Cheenu Pillai is a self-taught artist from Chennai, India, who blends European expressionism with dravidian themes.

==Career==
Cheenu Pillai (born in 1971 in a village within the Tanjore district) received his early education in both his village and Tanjore. He was introduced to painting at a young age by his elder brother, also an artist. Pillai initially focused on religious portraits, a theme influenced by his religious upbringing. As his artistic exploration deepened, he developed an appreciation for the symmetrical and balanced forms present in Hindu iconography

Despite nurturing a lifelong passion for art, he did not initially consider it as a career path. His academic excellence in school led him towards pursuing a white-collar occupation, eventually working in investment banking after completing his MBA. Later, the evolving landscape of information technology prompted a mid-career shift, although art remained his foremost passion. His inspiration flourished during his time in Europe, where he frequently visited art galleries.

In 2003, he made a decisive commitment to his artistic pursuits, resigning from his role as the president of a prominent software company. While he maintained involvement in software consultancy, he also dedicated more time to his painting endeavors.
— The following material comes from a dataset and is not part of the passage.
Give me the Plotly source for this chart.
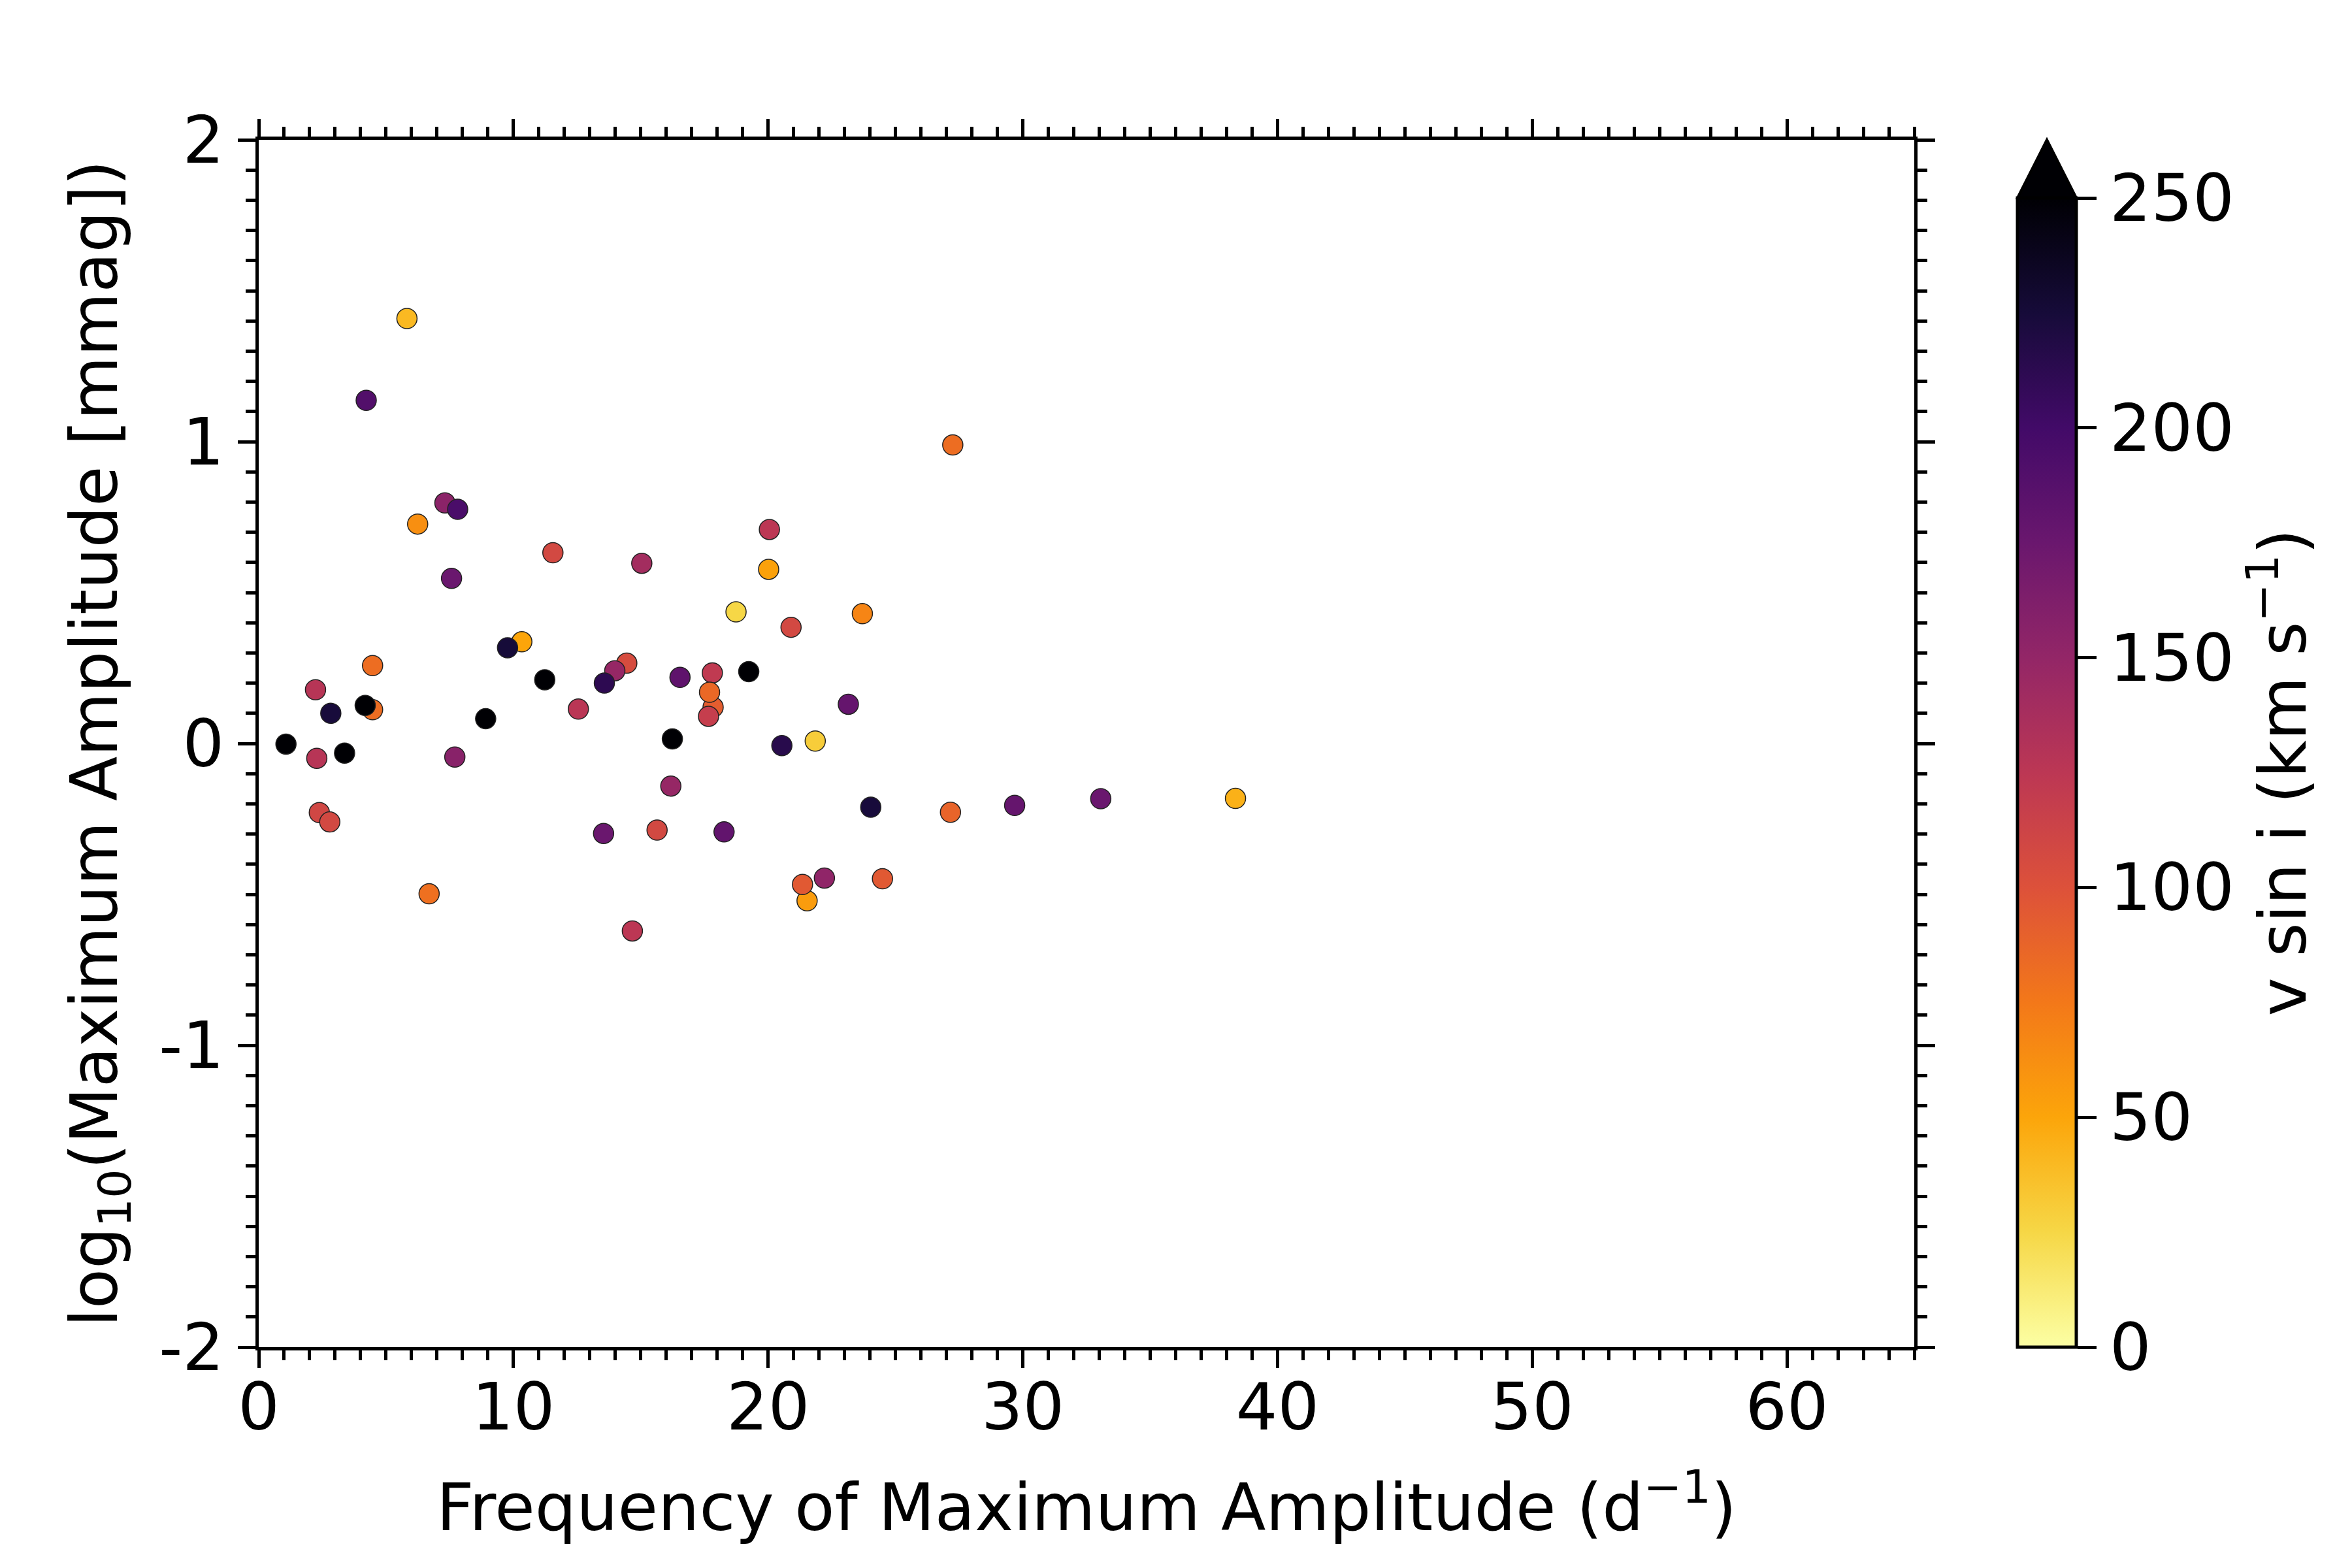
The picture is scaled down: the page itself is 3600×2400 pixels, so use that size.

Apparao galleries included Cheenu's works as part of a group show in 2004. Again in 2007, A.v.ilango's art space and Tangerine art sponsored an exhibition of his paintings from the divinity series at the tangerine restaurant, which gave him the initial impetus. Cheenu was part of a group show at Apparao galleries in 2009

==Style==
Cheenu Pillai has evolved a unique style of representation which is hybrid between European movements like cubism, expressionism, orphism and Indian sensibilities in terms of color schemes and layouts.